Jesus came to the well and waited for the woman. He called out to her and relieved her fears, answered her questions and offered her something better than she had. God has done the same for us. “But God commendeth his own love toward us, in that, while we were yet sinners, Christ died for us.”

The Samaritans and Jews were enemies – they could not or would not fellowship with one another based on their differences. Yet, the difference between God and man was even greater. We have sinned against Him in our own testing and demands. We have not trusted in His Word or waited for His grace. We never deserved the grace He came to give, we deserved only death. Yet, Paul writes, “For if, while we were enemies, we were reconciled to God through the death of his Son, much more, being reconciled, shall we be saved by his life; and not only so, but we also rejoice in God through our Lord Jesus Christ, through whom we have now received the reconciliation.” The reconciliation we have is not only between God and man, but it is also between men. We no longer need to separate ourselves from others or fear the unknown. We need only walk in the faith we have been given through Jesus Christ our Lord. We can rejoice and praise God together because He has broken the walls we built to divide.

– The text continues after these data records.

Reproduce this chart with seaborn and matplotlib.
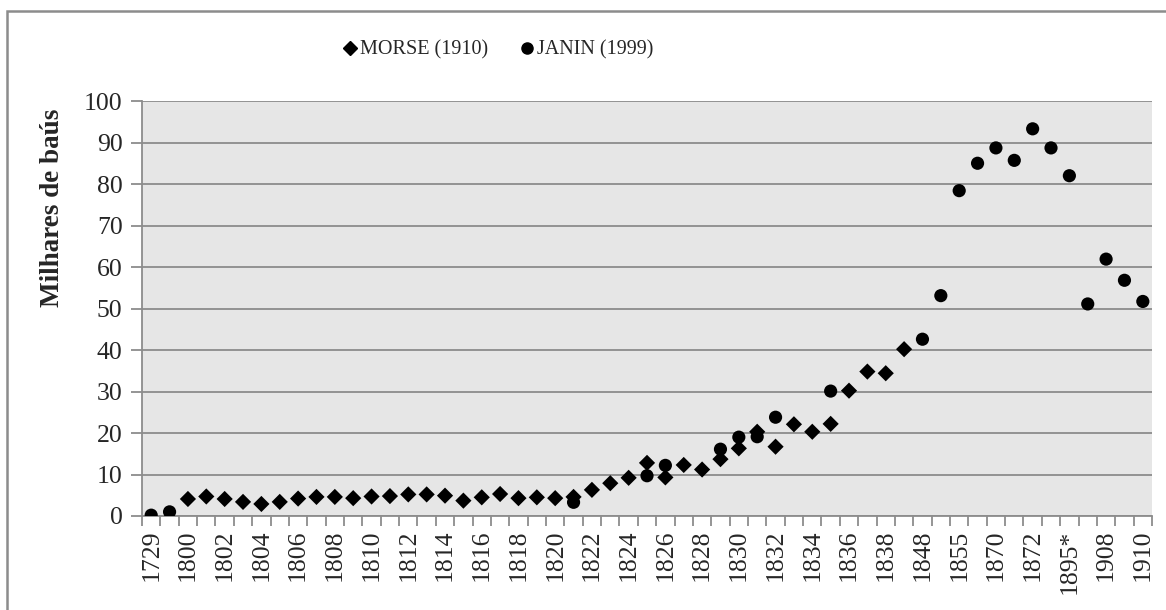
import pandas as pd
import seaborn as sns
import matplotlib.pyplot as plt
from matplotlib.lines import Line2D
from matplotlib.patches import Rectangle

# categorias do eixo x (na ordem do gráfico)
anos = ["1729", "1767", "1800", "1801", "1802", "1803", "1804", "1805", "1806",
        "1807", "1808", "1809", "1810", "1811", "1812", "1813", "1814", "1815",
        "1816", "1817", "1818", "1819", "1820", "1821", "1822", "1823", "1824",
        "1825", "1826", "1827", "1828", "1829", "1830", "1831", "1832", "1833",
        "1834", "1835", "1836", "1837", "1838", "1839", "1848", "1850", "1855",
        "1860", "1870", "1871", "1872", "1880", "1895*", "1905", "1908", "1909",
        "1910"]

# MORSE (1910), milhares de baús
morse_anos = ["1800", "1801", "1802", "1803", "1804", "1805", "1806", "1807",
              "1808", "1809", "1810", "1811", "1812", "1813", "1814", "1815",
              "1816", "1817", "1818", "1819", "1820", "1821", "1822", "1823",
              "1824", "1825", "1826", "1827", "1828", "1829", "1830", "1831",
              "1832", "1833", "1834", "1835", "1836", "1837", "1838", "1839"]
morse_valores = [4.1, 4.7, 4.1, 3.4, 2.9, 3.4, 4.2, 4.6, 4.6, 4.3, 4.7, 4.8,
                 5.2, 5.2, 4.9, 3.7, 4.5, 5.3, 4.3, 4.5, 4.3, 4.6, 6.3, 7.9,
                 9.2, 12.8, 9.3, 12.3, 11.2, 13.7, 16.3, 20.3, 16.7, 22.1,
                 20.3, 22.2, 30.2, 34.8, 34.4, 40.2]

# JANIN (1999)
janin_anos = ["1729", "1767", "1821", "1825", "1826", "1829", "1830", "1831",
              "1832", "1835", "1848", "1850", "1855", "1860", "1870", "1871",
              "1872", "1880", "1895*", "1905", "1908", "1909", "1910"]
janin_valores = [0.2, 1.0, 3.3, 9.7, 12.2, 16.1, 19.0, 19.1, 23.8, 30.1, 42.6,
                 53.1, 78.4, 85.0, 88.7, 85.7, 93.3, 88.7, 82.0, 51.1, 61.9,
                 56.8, 51.7]

MORSE = "MORSE (1910)"
JANIN = "JANIN (1999)"

df = pd.concat([
    pd.DataFrame({"ano": morse_anos, "valor": morse_valores, "fonte": MORSE}),
    pd.DataFrame({"ano": janin_anos, "valor": janin_valores, "fonte": JANIN}),
])
df["ano"] = pd.Categorical(df["ano"], categories=anos, ordered=True)

sns.set_style("white")
plt.rcParams["font.family"] = ["Liberation Serif", "DejaVu Serif"]

fig = plt.figure(figsize=(11.66, 6.10), dpi=100)
ax = fig.add_axes([0.1218, 0.1541, 0.8662, 0.6803])
ax.set_facecolor("#e6e6e6")

sns.scatterplot(data=df, x="ano", y="valor", hue="fonte", style="fonte",
                size="fonte",
                palette={MORSE: "black", JANIN: "black"},
                markers={MORSE: "D", JANIN: "o"},
                sizes={MORSE: 68, JANIN: 90},
                linewidth=0, legend=False, ax=ax, zorder=3)

cinza = "#8c8c8c"
ax.set_ylim(0, 100)
ax.set_yticks(range(0, 101, 10))
ax.yaxis.grid(True, color=cinza, linewidth=1.3)
ax.set_axisbelow(True)

ax.set_xlim(-0.5, len(anos) - 0.5)
ax.set_xticks(range(0, len(anos), 2))
ax.set_xticklabels(anos[::2], rotation=90)
ax.set_xticks([i - 0.5 for i in range(len(anos) + 1)], minor=True)
ax.tick_params(axis="x", which="major", length=0, pad=10, labelsize=18.5)
ax.tick_params(axis="x", which="minor", length=7, width=1.3, color=cinza,
               direction="out", bottom=True)
ax.tick_params(axis="y", length=8, width=1.3, color=cinza, direction="out",
               left=True, pad=6, labelsize=18.5)

for lado in ["top", "right"]:
    ax.spines[lado].set_visible(False)
for lado in ["left", "bottom"]:
    ax.spines[lado].set_color(cinza)
    ax.spines[lado].set_linewidth(1.3)

ax.set_xlabel("")
ax.set_ylabel("Milhares de baús", fontsize=19.5, fontweight="bold")
ax.yaxis.set_label_coords(-0.076, 0.742)

handles = [
    Line2D([], [], marker="D", color="black", linestyle="none", markersize=7),
    Line2D([], [], marker="o", color="black", linestyle="none", markersize=8),
]
fig.legend(handles, [MORSE, JANIN], loc="center", ncol=2,
           bbox_to_anchor=(0.426, 0.918), frameon=False, fontsize=14.5,
           handletextpad=0.0, columnspacing=1.4, handlelength=1.0)

# moldura do gráfico (lados direito e inferior ficam fora da imagem)
fig.patches.append(Rectangle((0.006, -0.05), 1.1, 1.032,
                             transform=fig.transFigure, fill=False,
                             edgecolor=cinza, linewidth=1.8))

plt.savefig("out.png", dpi=100)
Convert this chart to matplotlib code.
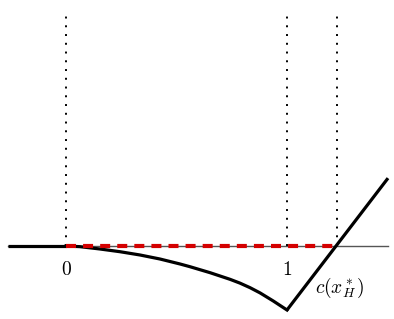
import matplotlib.pyplot as plt

plt.rcParams['mathtext.fontset'] = 'cm'

# values (data units: 0 and 1 on the axis)
x_left, x_right = -0.262, 1.457
c_star = 1.226
curve_x = [0.0, 0.063, 0.154, 0.244, 0.335, 0.425, 0.516, 0.561, 0.652,
           0.742, 0.787, 0.833, 0.878, 0.938, 1.0]
curve_y = [0.0, -0.003, -0.0136, -0.0258, -0.0407, -0.0588, -0.0814, -0.0937,
           -0.1208, -0.1507, -0.1679, -0.1887, -0.2122, -0.2489, -0.2896]
right_y = 0.307
vlines_x = [0.0, 1.0, c_star]
vline_top = 1.068
tick_labels = {0.0: "$0$", 1.0: "$1$"}

fig = plt.figure(figsize=(3.94, 3.19), dpi=100)
ax = fig.add_axes([0, 0, 1, 1])
ax.set_xlim(-66 / 221, 328 / 221)
ax.set_ylim(-73 / 221, 246 / 221)
ax.axis("off")

# thin horizontal axis
ax.plot([x_left, x_right], [0, 0], color="#555555", lw=1.0, zorder=1)

# dotted verticals
for xv in vlines_x:
    ax.plot([xv, xv], [0, vline_top], color="black", lw=1.4,
            linestyle=(0, (1, 3.5)), zorder=1)

# thick black function
ax.plot([x_left, 0.0], [0, 0], color="black", lw=2.3, solid_capstyle="butt", zorder=3)
ax.plot(curve_x, curve_y, color="black", lw=2.3, solid_joinstyle="round", zorder=3)
ax.plot([1.0, x_right], [curve_y[-1], right_y], color="black", lw=2.3,
        solid_capstyle="butt", zorder=3)

# red dashed segment
ax.plot([0.0, c_star], [0, 0], color="#d40000", lw=3.0,
        linestyle=(0, (2.4, 1.7)), zorder=4)

for xv, lab in tick_labels.items():
    ax.text(xv, -0.108, lab, ha="center", va="center", fontsize=14)
ax.text(1.127, -0.19, r"$c(x^*_H)$", ha="left", va="center", fontsize=14)

fig.savefig("out.png", dpi=100)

The psalmist tells us what happened to those who did not trust in the Lord. “Forty years long was I grieved with that generation, And said, It is a people that do err in their heart, And they have not known my ways: Wherefore I sware in my wrath, That they should not enter into my rest.” Those who did not trust in God did not know the peace He had to give. Yet, when we look to God as the rock of our salvation, we can join with others and reconciled to one another and to God by the love and mercy of Jesus Christ. We can live in the hope He gives through faith. We can partake of the living water which is so much better than the water that is left to stagnate and poison our souls. We can share that flowing water with others because Jesus has broken down the walls that have divided us for so long. “Let us come before his presence with thanksgiving; Let us make a joyful noise unto him with psalms.” Thanks be to God.